The program also informs policy makers on wildlife health topics, such as chronic wasting disease (CWD). The disease is universally fatal and causes progressive weight loss and loss of brain function. It spreads through direct contact as well as saliva, feces and urine. The prions that cause CWD can bind to soil or be taken up in plants, where they remain infectious for years. It is currently present in 26 states.
Schuler had arrived at Cornell from the U.S. Geological Survey’s National Wildlife Health Center in Wisconsin with a Ph.D. in CWD ecology. She worked on the center’s CWD surveillance and interagency management plan and advised on regulations guiding the importation of deer into the state. In 2019, she addressed the U.S. House of Representatives’ Committee on Natural Resources on CWD and provided scientific testimony, which lead to increased federal funding to state wildlife agencies to work on the disease.
“In New York, we helped design a risk-based weighted surveillance program that improves both collection of samples and our ability to detect the disease,” Schuler says. “We’ve provided that system to more than 20 other states, tailored to their needs.”
On Jan. 5, the National Deer Association named Schuler its 2021 Professional Deer Manager of the Year.
“So far, New York is the only state to have had an initial outbreak of CWD and contained it without further detections,” Schuler says, “and we want to keep it that way.”
Outreach outcomes
The program has also created exhaustive resources for wildlife experts and the public. Their online fact sheets cover approximately 40 wildlife diseases and have been downloaded thousands of times. Other outreach includes social media, news articles, live webinars, and recorded videos and lectures. This information helps people understand the consequences their actions have on wildlife.

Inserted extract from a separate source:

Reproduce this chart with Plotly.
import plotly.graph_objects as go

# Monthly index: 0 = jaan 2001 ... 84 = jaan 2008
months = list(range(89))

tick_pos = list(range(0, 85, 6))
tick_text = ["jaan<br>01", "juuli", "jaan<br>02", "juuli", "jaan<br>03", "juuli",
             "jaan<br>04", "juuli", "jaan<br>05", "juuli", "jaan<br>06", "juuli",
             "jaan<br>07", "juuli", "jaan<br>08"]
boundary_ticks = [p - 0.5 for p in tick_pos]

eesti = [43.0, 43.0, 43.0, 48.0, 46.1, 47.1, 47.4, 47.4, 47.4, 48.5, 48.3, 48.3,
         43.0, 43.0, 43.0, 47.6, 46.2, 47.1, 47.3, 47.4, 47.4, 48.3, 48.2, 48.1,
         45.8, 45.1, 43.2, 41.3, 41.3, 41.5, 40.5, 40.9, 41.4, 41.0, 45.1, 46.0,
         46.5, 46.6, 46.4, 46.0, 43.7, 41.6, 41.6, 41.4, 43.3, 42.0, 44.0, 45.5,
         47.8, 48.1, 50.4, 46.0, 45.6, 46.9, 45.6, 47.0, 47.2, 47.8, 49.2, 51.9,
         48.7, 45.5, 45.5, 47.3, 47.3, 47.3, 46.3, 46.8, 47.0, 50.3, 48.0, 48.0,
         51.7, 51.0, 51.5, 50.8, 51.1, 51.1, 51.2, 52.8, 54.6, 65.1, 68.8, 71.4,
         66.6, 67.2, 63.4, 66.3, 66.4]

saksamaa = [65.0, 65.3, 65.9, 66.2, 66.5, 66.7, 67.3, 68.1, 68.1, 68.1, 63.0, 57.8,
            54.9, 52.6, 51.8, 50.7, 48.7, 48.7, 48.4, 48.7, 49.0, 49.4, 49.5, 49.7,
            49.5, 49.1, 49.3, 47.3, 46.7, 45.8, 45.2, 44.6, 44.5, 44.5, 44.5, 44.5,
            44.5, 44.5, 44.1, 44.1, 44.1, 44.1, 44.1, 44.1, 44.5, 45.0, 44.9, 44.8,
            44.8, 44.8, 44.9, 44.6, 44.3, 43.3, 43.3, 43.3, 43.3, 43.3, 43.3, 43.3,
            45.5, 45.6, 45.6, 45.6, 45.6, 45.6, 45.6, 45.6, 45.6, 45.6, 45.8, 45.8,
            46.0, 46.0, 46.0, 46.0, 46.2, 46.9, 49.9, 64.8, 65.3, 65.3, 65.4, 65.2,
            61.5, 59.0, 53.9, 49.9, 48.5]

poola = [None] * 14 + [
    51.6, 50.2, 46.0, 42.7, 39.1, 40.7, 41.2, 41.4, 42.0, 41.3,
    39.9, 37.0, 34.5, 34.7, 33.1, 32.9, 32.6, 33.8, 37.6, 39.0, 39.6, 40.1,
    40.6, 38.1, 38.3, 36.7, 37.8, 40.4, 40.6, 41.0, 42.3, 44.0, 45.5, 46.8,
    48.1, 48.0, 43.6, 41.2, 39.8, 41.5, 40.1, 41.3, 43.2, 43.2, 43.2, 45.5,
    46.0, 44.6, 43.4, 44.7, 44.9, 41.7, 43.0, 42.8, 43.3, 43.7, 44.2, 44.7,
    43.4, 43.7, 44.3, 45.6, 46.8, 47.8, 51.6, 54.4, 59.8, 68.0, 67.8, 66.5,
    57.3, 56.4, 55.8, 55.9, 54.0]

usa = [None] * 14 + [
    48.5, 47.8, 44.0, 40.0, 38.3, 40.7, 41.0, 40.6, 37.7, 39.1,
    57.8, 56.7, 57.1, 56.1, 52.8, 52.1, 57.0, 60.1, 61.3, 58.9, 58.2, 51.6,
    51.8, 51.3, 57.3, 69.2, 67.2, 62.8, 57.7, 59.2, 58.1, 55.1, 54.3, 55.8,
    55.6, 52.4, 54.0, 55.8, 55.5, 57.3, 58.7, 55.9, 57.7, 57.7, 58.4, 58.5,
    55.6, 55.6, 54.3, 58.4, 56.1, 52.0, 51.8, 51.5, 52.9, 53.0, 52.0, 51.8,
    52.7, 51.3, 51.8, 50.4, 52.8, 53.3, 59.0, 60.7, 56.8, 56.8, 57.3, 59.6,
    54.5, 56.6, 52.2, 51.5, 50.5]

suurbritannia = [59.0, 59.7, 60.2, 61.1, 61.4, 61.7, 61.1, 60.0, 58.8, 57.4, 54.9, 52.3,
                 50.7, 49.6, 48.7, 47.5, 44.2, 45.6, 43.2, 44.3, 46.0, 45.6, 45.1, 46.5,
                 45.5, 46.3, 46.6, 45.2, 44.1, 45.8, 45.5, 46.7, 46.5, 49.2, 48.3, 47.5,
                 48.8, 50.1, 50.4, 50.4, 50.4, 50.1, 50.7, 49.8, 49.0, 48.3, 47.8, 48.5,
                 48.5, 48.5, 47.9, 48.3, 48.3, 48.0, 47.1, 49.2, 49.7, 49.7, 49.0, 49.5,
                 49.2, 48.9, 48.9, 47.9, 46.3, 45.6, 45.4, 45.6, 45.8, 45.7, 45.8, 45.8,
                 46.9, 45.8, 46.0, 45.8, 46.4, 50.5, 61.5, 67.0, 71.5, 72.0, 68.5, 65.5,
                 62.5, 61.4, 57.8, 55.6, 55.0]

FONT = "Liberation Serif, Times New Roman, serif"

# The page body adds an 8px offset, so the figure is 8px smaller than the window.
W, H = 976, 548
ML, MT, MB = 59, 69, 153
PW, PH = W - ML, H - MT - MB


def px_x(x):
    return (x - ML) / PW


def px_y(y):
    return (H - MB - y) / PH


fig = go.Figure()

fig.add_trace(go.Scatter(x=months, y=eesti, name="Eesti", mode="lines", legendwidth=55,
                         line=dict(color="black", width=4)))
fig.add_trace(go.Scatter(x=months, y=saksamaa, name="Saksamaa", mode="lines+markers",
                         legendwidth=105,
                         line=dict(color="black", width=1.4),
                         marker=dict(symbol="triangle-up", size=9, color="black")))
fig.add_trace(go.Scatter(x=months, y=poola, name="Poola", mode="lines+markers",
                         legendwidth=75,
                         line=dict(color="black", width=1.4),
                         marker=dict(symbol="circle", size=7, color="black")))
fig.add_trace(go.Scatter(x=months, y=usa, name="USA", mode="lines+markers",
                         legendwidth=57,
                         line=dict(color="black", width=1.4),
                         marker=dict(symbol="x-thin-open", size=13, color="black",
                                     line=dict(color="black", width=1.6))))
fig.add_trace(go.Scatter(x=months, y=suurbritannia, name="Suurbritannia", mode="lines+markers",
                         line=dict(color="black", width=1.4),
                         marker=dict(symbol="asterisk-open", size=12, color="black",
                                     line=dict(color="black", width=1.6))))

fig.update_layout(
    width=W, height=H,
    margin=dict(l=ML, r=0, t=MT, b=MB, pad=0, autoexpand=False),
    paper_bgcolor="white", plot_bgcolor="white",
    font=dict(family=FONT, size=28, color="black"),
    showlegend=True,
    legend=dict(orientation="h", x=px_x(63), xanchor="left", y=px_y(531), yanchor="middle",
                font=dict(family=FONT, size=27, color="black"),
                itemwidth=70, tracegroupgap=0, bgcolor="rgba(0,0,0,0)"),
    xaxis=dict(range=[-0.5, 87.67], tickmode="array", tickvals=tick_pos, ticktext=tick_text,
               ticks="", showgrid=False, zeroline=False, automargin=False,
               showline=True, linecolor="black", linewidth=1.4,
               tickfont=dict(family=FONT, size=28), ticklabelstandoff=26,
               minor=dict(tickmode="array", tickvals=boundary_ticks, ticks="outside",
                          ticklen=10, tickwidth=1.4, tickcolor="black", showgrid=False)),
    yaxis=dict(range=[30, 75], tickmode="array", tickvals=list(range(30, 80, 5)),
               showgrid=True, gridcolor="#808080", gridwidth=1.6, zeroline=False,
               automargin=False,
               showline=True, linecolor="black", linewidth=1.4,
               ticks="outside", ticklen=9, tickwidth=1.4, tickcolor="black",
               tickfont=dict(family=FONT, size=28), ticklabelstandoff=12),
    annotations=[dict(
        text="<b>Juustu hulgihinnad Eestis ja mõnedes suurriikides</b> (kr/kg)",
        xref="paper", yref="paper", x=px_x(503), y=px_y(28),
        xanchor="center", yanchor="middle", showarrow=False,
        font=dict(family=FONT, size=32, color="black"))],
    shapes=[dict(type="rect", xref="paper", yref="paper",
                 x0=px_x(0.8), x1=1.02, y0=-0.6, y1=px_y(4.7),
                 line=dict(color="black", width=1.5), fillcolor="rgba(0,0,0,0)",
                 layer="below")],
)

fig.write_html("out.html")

For instance, the program is investigating rodenticide poisoning, which kills rodents but can also sicken and kill animals that hunt and eat them. Hawks, owls and fishers, part of the weasel family, have become collateral damage; more than 70% examined in New York had rat poison in their systems. The program is working with partners across multiple states to see how rat poison affects other species, like bobcats; CVM is using the program’s samples to develop a new diagnostic test for wildlife.

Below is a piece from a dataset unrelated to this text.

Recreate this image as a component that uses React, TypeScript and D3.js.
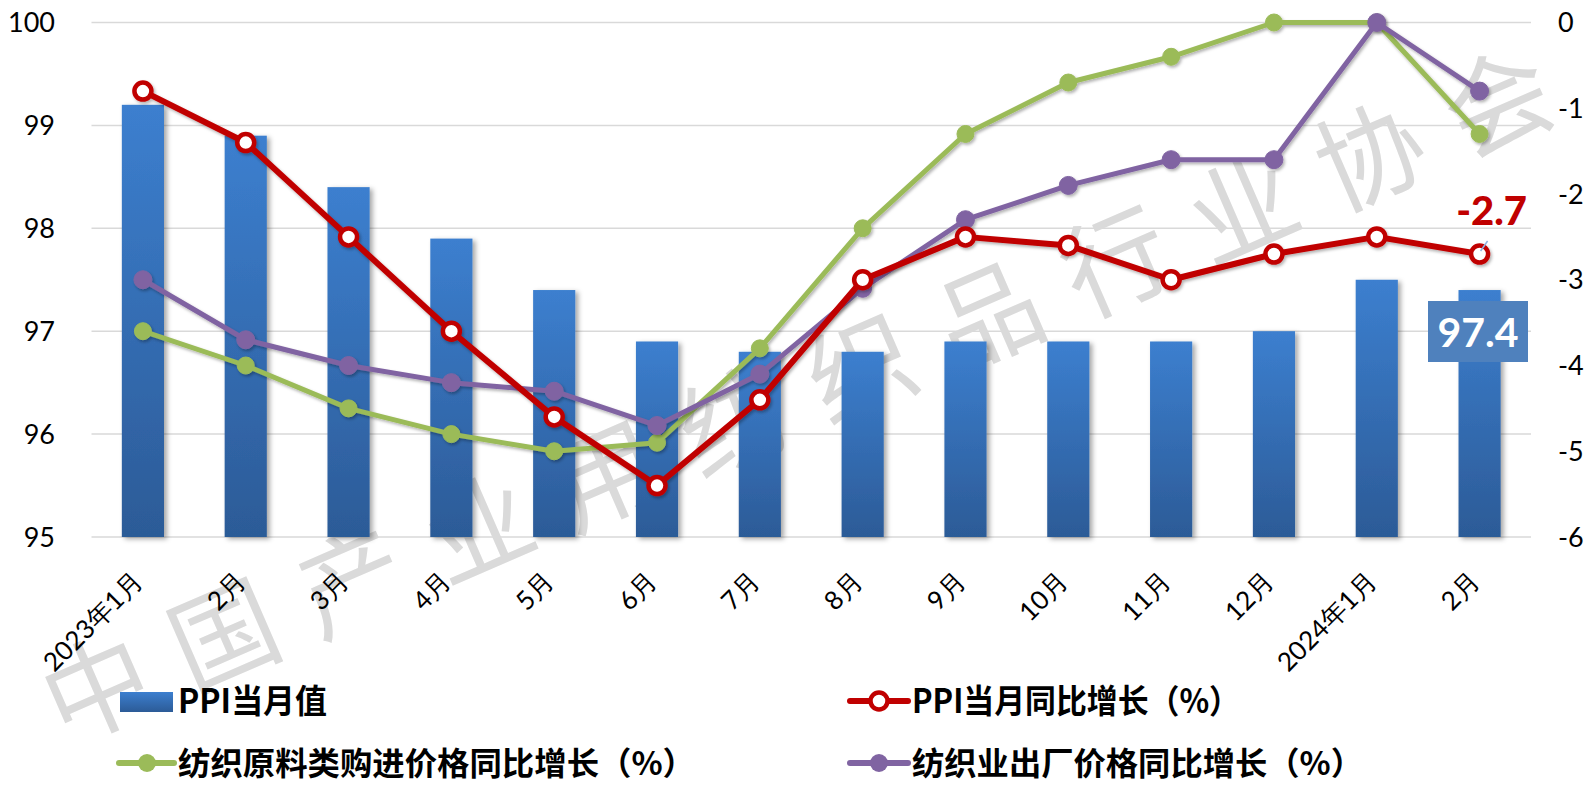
import React from "react";
import * as d3 from "d3";

const categories = ["2023年1月", "2月", "3月", "4月", "5月", "6月", "7月", "8月", "9月", "10月", "11月", "12月", "2024年1月", "2月"];
const ppiValue = [99.2, 98.9, 98.4, 97.9, 97.4, 96.9, 96.8, 96.8, 96.9, 96.9, 96.9, 97.0, 97.5, 97.4];
const ppiYoY = [-0.8, -1.4, -2.5, -3.6, -4.6, -5.4, -4.4, -3.0, -2.5, -2.6, -3.0, -2.7, -2.5, -2.7];
const rawPurchaseYoY = [-3.6, -4.0, -4.5, -4.8, -5.0, -4.9, -3.8, -2.4, -1.3, -0.7, -0.4, 0.0, 0.0, -1.3];
const exFactoryYoY = [-3.0, -3.7, -4.0, -4.2, -4.3, -4.7, -4.1, -3.1, -2.3, -1.9, -1.6, -1.6, 0.0, -0.8];
const leftTicks = [95, 96, 97, 98, 99, 100];
const rightTicks = [-6, -5, -4, -3, -2, -1, 0];
const legendNames = ["PPI当月值", "PPI当月同比增长（%）", "纺织原料类购进价格同比增长（%）", "纺织业出厂价格同比增长（%）"];
const watermark = "中国产业用纺织品行业协会";

const W = 1595, H = 786;
const left = 91.5, right = 1531, top = 22.5, bottom = 537;
const tickFont = "Lato, 'Open Sans', sans-serif";
const cjkFont = "'Noto Sans CJK SC', 'Noto Sans', sans-serif";

export default function App() {
  const x = d3.scaleBand<number>().domain(d3.range(categories.length)).range([left, right]).paddingInner(0.59).paddingOuter(0.295);
  const yL = d3.scaleLinear().domain([95, 100]).range([bottom, top]);
  const yR = d3.scaleLinear().domain([-6, 0]).range([bottom, top]);
  const cx = (i: number) => (x(i) as number) + x.bandwidth() / 2;
  const line = (vals: number[]) => d3.line<number>().x((_, i) => cx(i)).y((v) => yR(v))(vals) as string;

  const wmChars = Array.from(watermark);
  const wmX = d3.scaleLinear().domain([0, wmChars.length - 1]).range([94, 1495]);
  const wmY = d3.scaleLinear().domain([0, wmChars.length - 1]).range([682, 96]);

  const lastI = categories.length - 1;
  const series = [
    { vals: rawPurchaseYoY, color: "#9bbb59", w: 5, r: 8.5, hollow: false },
    { vals: exFactoryYoY, color: "#8064a2", w: 5, r: 9, hollow: false },
    { vals: ppiYoY, color: "#c00000", w: 6, r: 8.5, hollow: true },
  ];

  return (
    <svg width={W} height={H} style={{ position: "absolute", left: 0, top: 0, background: "#fff" }}>
      <defs>
        <linearGradient id="barGrad" x1="0" y1="0" x2="0" y2="1">
          <stop offset="0" stopColor="#3c7fcf" />
          <stop offset="1" stopColor="#2c5b97" />
        </linearGradient>
        <filter id="shadow" x="-30%" y="-10%" width="160%" height="120%">
          <feDropShadow dx="3" dy="2" stdDeviation="2.5" floodColor="#000" floodOpacity="0.35" />
        </filter>
        <filter id="lshadow" x="-10%" y="-10%" width="120%" height="130%">
          <feDropShadow dx="1.5" dy="2" stdDeviation="1.5" floodColor="#000" floodOpacity="0.3" />
        </filter>
      </defs>
      {/* gridlines */}
      {leftTicks.map((t) => (
        <line key={t} x1={left} x2={right} y1={yL(t)} y2={yL(t)} stroke="#d9d9d9" strokeWidth={1.5} />
      ))}
      {/* watermark */}
      <g fontFamily="'Noto Sans CJK SC', sans-serif" fontWeight={400} fontSize={106} fill="#dadada">
        {wmChars.map((ch, i) => (
          <text key={i} transform={`translate(${wmX(i)},${wmY(i)}) rotate(-23.5)`} textAnchor="middle" dominantBaseline="central">{ch}</text>
        ))}
      </g>
      {/* bars */}
      {ppiValue.map((v, i) => (
        <rect key={i} x={x(i)} y={yL(v)} width={x.bandwidth()} height={bottom - yL(v)} fill="url(#barGrad)" filter="url(#shadow)" />
      ))}
      {/* left ticks */}
      {leftTicks.map((t) => (
        <text key={t} x={55} y={yL(t)} dy="0.36em" textAnchor="end" fontFamily={tickFont} fontSize={27} fill="#000">{t}</text>
      ))}
      {/* right ticks */}
      {rightTicks.map((t) => (
        <text key={t} x={1558} y={yR(t)} dy="0.36em" textAnchor="start" fontFamily={tickFont} fontSize={27} fill="#000">{t}</text>
      ))}
      {/* x labels */}
      {categories.map((c, i) => (
        <text key={i} transform={`translate(${cx(i) + 1.5},${bottom + 46}) rotate(-45)`} textAnchor="end" fontFamily={tickFont} fontSize={26} fill="#000">{c}</text>
      ))}
      {/* lines */}
      {series.map((s, k) => (
        <g key={k} filter="url(#lshadow)">
          <path d={line(s.vals)} fill="none" stroke={s.color} strokeWidth={s.w} strokeLinejoin="round" />
          {s.vals.map((v, i) => (
            <circle key={i} cx={cx(i)} cy={yR(v)} r={s.r} fill={s.hollow ? "#fff" : s.color} stroke={s.color} strokeWidth={s.hollow ? 4.5 : 1} />
          ))}
        </g>
      ))}
      {/* data labels */}
      <line x1={cx(lastI) + 1} y1={yR(ppiYoY[lastI]) - 3} x2={cx(lastI) + 8} y2={yR(ppiYoY[lastI]) - 13} stroke="#8db3e2" strokeWidth={1.5} />
      <text x={1527} y={225} textAnchor="end" fontFamily={tickFont} fontWeight={900} fontSize={40} fill="#c00000">{ppiYoY[lastI].toFixed(1)}</text>
      <rect x={1428} y={301} width={100} height={61} fill="#4f81bd" />
      <text x={1478} y={347} textAnchor="middle" fontFamily={tickFont} fontWeight={700} fontSize={41} fill="#fff">{ppiValue[lastI].toFixed(1)}</text>
      {/* legend */}
      <g fontFamily={cjkFont} fontWeight={700} fill="#000">
        <rect x={120} y={692} width={53} height={20} fill="url(#barGrad)" />
        <text x={178} y={701} dy="0.36em" fontSize={33} textLength={149} lengthAdjust="spacingAndGlyphs">{legendNames[0]}</text>
        <line x1={850} x2={908} y1={701} y2={701} stroke="#c00000" strokeWidth={6} strokeLinecap="round" />
        <circle cx={879} cy={701} r={8.5} fill="#fff" stroke="#c00000" strokeWidth={4.5} />
        <text x={912} y={701} dy="0.36em" fontSize={33} textLength={328} lengthAdjust="spacingAndGlyphs">{legendNames[1]}</text>
        <line x1={119} x2={174} y1={763} y2={763} stroke="#9bbb59" strokeWidth={6} strokeLinecap="round" />
        <circle cx={147} cy={763} r={9} fill="#9bbb59" />
        <text x={178} y={763} dy="0.36em" fontSize={32} textLength={517} lengthAdjust="spacingAndGlyphs">{legendNames[2]}</text>
        <line x1={850} x2={908} y1={763} y2={763} stroke="#8064a2" strokeWidth={6} strokeLinecap="round" />
        <circle cx={879} cy={763} r={9} fill="#8064a2" />
        <text x={912} y={763} dy="0.36em" fontSize={32} textLength={451} lengthAdjust="spacingAndGlyphs">{legendNames[3]}</text>
      </g>
    </svg>
  );
}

The program is also working on strategies to engage the public about the effects of lead with Katherine McComas, Ph.D. ’00, professor of communication in the College of Agriculture and Life Sciences and vice provost for engagement and land-grant affairs. “Because there is a potential concern that fragments of lead ammunition can wind up in venison,” Schuler says, “we’re working with the DEC on a campaign to educate hunters about the potential hazards of using lead ammunition.”
The next 10 years
Sampling wild animals is challenging and time consuming, and the program has turned to mathematical models to extract more information from state wildlife agency efforts.

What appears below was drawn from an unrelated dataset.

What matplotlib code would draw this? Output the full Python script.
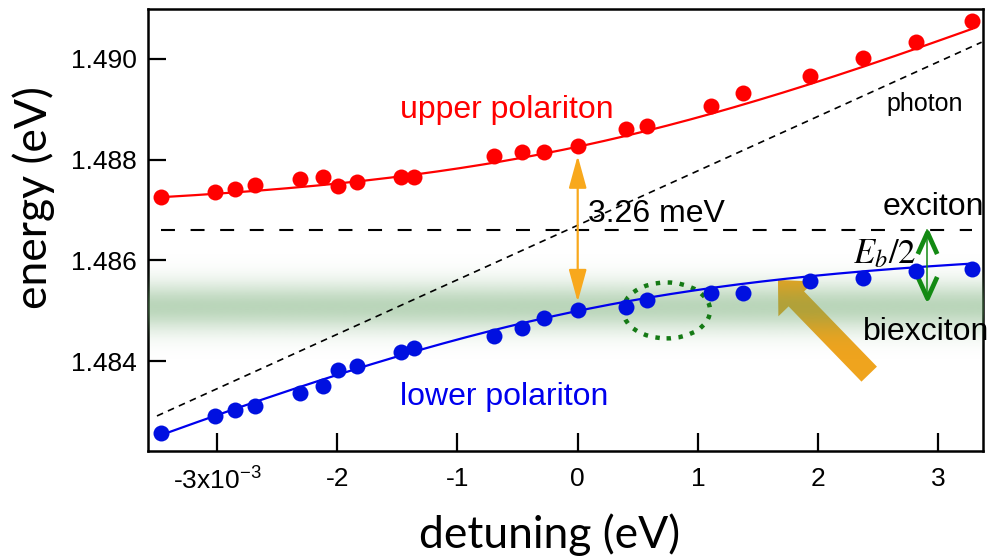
import numpy as np
import matplotlib
matplotlib.use("Agg")
import matplotlib.pyplot as plt
from matplotlib.path import Path
from matplotlib.patches import Ellipse

plt.rcParams['font.family'] = ['Liberation Sans', 'DejaVu Sans']
plt.rcParams['mathtext.fontset'] = 'custom'
plt.rcParams['mathtext.rm'] = 'Liberation Sans'
plt.rcParams['mathtext.it'] = 'Liberation Sans:italic'
plt.rcParams['mathtext.bf'] = 'Liberation Sans:bold'

# Measured polariton branches; detuning in units of 1e-3 eV, energies in eV
detuning = [-3.469, -3.020, -2.849, -2.682, -2.313, -2.121, -1.998, -1.839, -1.472, -1.358,
            -0.696, -0.466, -0.280, 0.000, 0.399, 0.579, 1.109, 1.378, 1.933, 2.371,
            2.815, 3.279]
upper_energy = [1.48725, 1.48736, 1.48742, 1.48750, 1.48761, 1.48766, 1.48748, 1.48755,
                1.48766, 1.48766, 1.48808, 1.48816, 1.48816, 1.48827, 1.48861, 1.48866,
                1.48907, 1.48932, 1.48965, 1.49001, 1.49034, 1.49076]
lower_energy = [1.48258, 1.48290, 1.48302, 1.48311, 1.48336, 1.48351, 1.48382, 1.48390,
                1.48417, 1.48425, 1.48450, 1.48466, 1.48485, 1.48502, 1.48507, 1.48521,
                1.48535, 1.48535, 1.48559, 1.48564, 1.48578, 1.48582]

# Coupled-oscillator model parameters
exciton_energy = 1.4866
cavity_energy0 = 1.48665
cavity_slope = 1.0
rabi_splitting = 3.26e-3

# Bare photon dispersion (dashed guide)
photon_detuning = [-3.50, 3.36]
photon_energy = [1.48291, 1.49033]

# Biexciton resonance (shaded band) and E_b/2 marker
biexciton_energy = 1.48508
biexciton_width = 0.00034
eb_half_energy = 1.48521
eb_arrow_detuning = 2.903

# Highlighted region and pump arrow
ellipse_center = (0.739, 1.485005)
ellipse_size = (0.724, 0.00111)
pump_tip = (1.666, 1.48561)
pump_tail = (2.425, 1.48374)

xtick_values = [-3, -2, -1, 0, 1, 2, 3]
xtick_labels = ['-3x10$^{-3}$', '-2', '-1', '0', '1', '2', '3']
ytick_values = [1.484, 1.486, 1.488, 1.490]
ytick_labels = ['1.484', '1.486', '1.488', '1.490']

xlim = (-3.575, 3.372)
ylim = (1.48222, 1.49099)

fig = plt.figure(figsize=(9.97, 5.58), dpi=100)
ax = fig.add_axes([0.1484, 0.1923, 0.986 - 0.1484, 0.9839 - 0.1923])

# biexciton band
ny = 500
yy = np.linspace(ylim[0], ylim[1], ny)
alpha = 0.43 * np.exp(-0.5 * ((yy - biexciton_energy) / biexciton_width) ** 2)
rgba = np.zeros((ny, 1, 4))
rgba[..., 0] = 95 / 255
rgba[..., 1] = 159 / 255
rgba[..., 2] = 95 / 255
rgba[:, 0, 3] = alpha
ax.imshow(rgba, extent=[xlim[0], xlim[1], ylim[0], ylim[1]], origin='lower',
          aspect='auto', interpolation='bilinear', zorder=3)

# pump arrow (under the band)
ax.annotate('', xy=pump_tip, xytext=pump_tail,
            arrowprops=dict(arrowstyle='simple,head_length=19,head_width=36,tail_width=15.5',
                            mutation_scale=1, color='#efa41e', lw=0,
                            shrinkA=0, shrinkB=0), zorder=2)

det = np.asarray(detuning)
d_fit = np.linspace(det[0], det[-1], 400)
cav = cavity_energy0 + cavity_slope * d_fit * 1e-3
mid = 0.5 * (cav + exciton_energy)
half = 0.5 * np.sqrt((cav - exciton_energy) ** 2 + rabi_splitting ** 2)

ax.plot(d_fit, mid + half, color='#ff0000', lw=1.6, zorder=5)
ax.plot(d_fit, mid - half, color='#0000ee', lw=1.6, zorder=5)
ax.plot(detuning, upper_energy, 'o', color='#ff0000', ms=11.5, mew=0, zorder=6)
ax.plot(detuning, lower_energy, 'o', color='#0010e0', ms=11.5, mew=0, zorder=6)

# exciton and photon guides
ax.plot([det[0], det[-1]], [exciton_energy, exciton_energy], color='black', lw=1.5,
        linestyle=(0, (6.7, 7.5)), zorder=4)
ax.plot(photon_detuning, photon_energy, color='black', lw=1.2,
        linestyle=(0, (4.0, 3.2)), zorder=4)

# Rabi splitting arrow at zero detuning
mid0 = 0.5 * (cavity_energy0 + exciton_energy)
half0 = 0.5 * np.sqrt((cavity_energy0 - exciton_energy) ** 2 + rabi_splitting ** 2)
ax.annotate('', xy=(0, mid0 - half0), xytext=(0, mid0 + half0),
            arrowprops=dict(arrowstyle='<|-|>,head_length=20,head_width=5.5',
                            mutation_scale=1, color='#f8a81c', lw=1.6,
                            shrinkA=6.5, shrinkB=6.5), zorder=4)

# E_b/2 double arrow
green = '#138a13'
ax.plot([eb_arrow_detuning, eb_arrow_detuning], [eb_half_energy, exciton_energy],
        color=green, lw=1.1, zorder=5)
up_head = Path([(-0.45, -1), (0, 0), (0.45, -1)],
               [Path.MOVETO, Path.LINETO, Path.LINETO])
down_head = Path([(-0.45, 1), (0, 0), (0.45, 1)],
                 [Path.MOVETO, Path.LINETO, Path.LINETO])
ax.plot([eb_arrow_detuning], [exciton_energy - 0.00004], marker=up_head, ms=31,
        mfc='none', mec=green, mew=3.4, zorder=5)
ax.plot([eb_arrow_detuning], [eb_half_energy + 0.00004], marker=down_head, ms=31,
        mfc='none', mec=green, mew=3.4, zorder=5)

# dotted ellipse
ax.add_patch(Ellipse(ellipse_center, ellipse_size[0], ellipse_size[1], fill=False,
                     edgecolor='#157a15', lw=3.2, linestyle=(0, (1, 1.7)), zorder=4))

# text labels
ax.text(-1.478, 1.488822, 'upper polariton', color='#ff0000', fontsize=23, zorder=7)
ax.text(-1.478, 1.483128, 'lower polariton', color='#0000ee', fontsize=23, zorder=7)
ax.text(2.571, 1.488967, 'photon', color='black', fontsize=18, zorder=7)
ax.text(2.540, 1.486902, 'exciton', color='black', fontsize=23, zorder=7)
ax.text(2.373, 1.484419, 'biexciton', color='black', fontsize=23, zorder=7)
ax.text(0.086, 1.486769, '%.2f meV' % (rabi_splitting * 1e3), color='black', fontsize=23,
        zorder=7)
ax.text(2.29, 1.485942, r'$E_b/2$', color='black', fontsize=25, math_fontfamily='stix',
        zorder=7)

ax.set_xlim(*xlim)
ax.set_ylim(*ylim)
ax.set_xticks(xtick_values)
ax.set_xticklabels(xtick_labels)
ax.set_yticks(ytick_values)
ax.set_yticklabels(ytick_labels)
ax.tick_params(direction='in', length=13, width=1.6, labelsize=19)
ax.tick_params(axis='x', pad=12)
ax.tick_params(axis='y', pad=8)
for s in ax.spines.values():
    s.set_linewidth(1.8)

ax.set_xlabel('detuning (eV)', fontfamily='Lato', fontsize=32)
ax.xaxis.label.set_va('baseline')
ax.xaxis.set_label_coords(0.4814, -0.2203)
ax.set_ylabel('energy (eV)', fontfamily='Lato', fontsize=32)
ax.yaxis.label.set_va('center')
ax.yaxis.set_label_coords(-0.1365, 0.5732)

fig.savefig('out.png', dpi=100)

For example, testing from 30 years of Hynes’ bald eagle samples showed that about 20% of the birds die from lead poisoning after scavenging game killed with lead ammunition. Schuler hired Brenda Hanley, research associate and mathematician, who built models on how such losses would impact the bald eagle population.
“Every loss is not just the loss of one animal,” Schuler says. “It’s the loss of that animal’s future reproductive capacity, and the reproductive capacity of every offspring that animal would have had.”
Says Bunting, “Our highest priority will always be taking our information and using it to do something – prevent, detect and respond to diseases – all in support of wildlife and the people of New York state.”
This article is adapted from the original by Melanie Greaver Cordova, assistant director of communications at the College of Veterinary Medicine.